Orlando me aclaró en una carta posterior que era una línea llamada Cruises to Nowhere, cruceros de un solo
día que zarpaban a las ocho de la mañana y regresaban a puerto a medianoche, y
en los que el entretenimiento consistía básicamente en jugar con máquinas
tragaperras, beber, escuchar a los músicos o… cazar tiburones. El camerino de
los intérpretes, que estaba separado del escenario por una puerta y luego por
una cortina pesada que hacía las veces de telón, estaba orientado a popa, que
era donde tenía lugar la caza. Si uno apartaba las cortinillas de la ventana,
lo primero que veía, al otro lado del cristal, era el cuerpo muerto y oscilante
del tiburón colgado boca abajo. Por un motivo que pronto se explicará, lo
primero que se le quitaba al tiburón era la dentadura: un recuerdo a modo de
trofeo que el cazador se llevaba a casa.
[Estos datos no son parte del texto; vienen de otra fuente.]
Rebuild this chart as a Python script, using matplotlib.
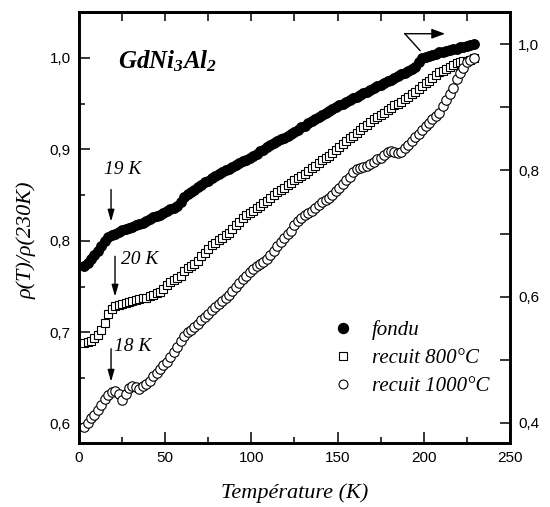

El gran entretenimiento de quienes seguían la cacería era meter el brazo en la boca desdentada del
animal, de tal forma que el tiburón reaccionaba como si siguiera vivo y cerraba
la boca con un movimiento reflejo, simpático. Esto parecía divertir mucho a los
cazadores y a sus familias. Y era lo que veían Orlando y Mara antes de salir a
escena y acometer su repertorio de tangos y boleros sugerentes.
De
esa carta suya que ya he mencionado, al comentarle que había estado pasando
a limpio mi diario de viaje: «Ah, los tiburones floridanos. Aún
puedo verlos colgando de la cola, sin dientes, pero abriendo y cerrando la boca
cuando algún insensible metía una mano dentro de ella, mientras que detrás de
una pared de cristal cubierta por una leve cortina, a pocos pasos de ellos, se
presentaba un espectáculo en el que participaban magos, comediantes, cantantes,
músicos y bailarines. Me pregunto qué hubiera pasado si uno de esos días,
durante el show, uno de nosotros se hubiera vuelto, caminado en dirección
contraria al público y descorrido la cortina. La escenografía o telón de fondo
hubiera espantado a más un viajero. Muerte y diversión en vivo, a todo color».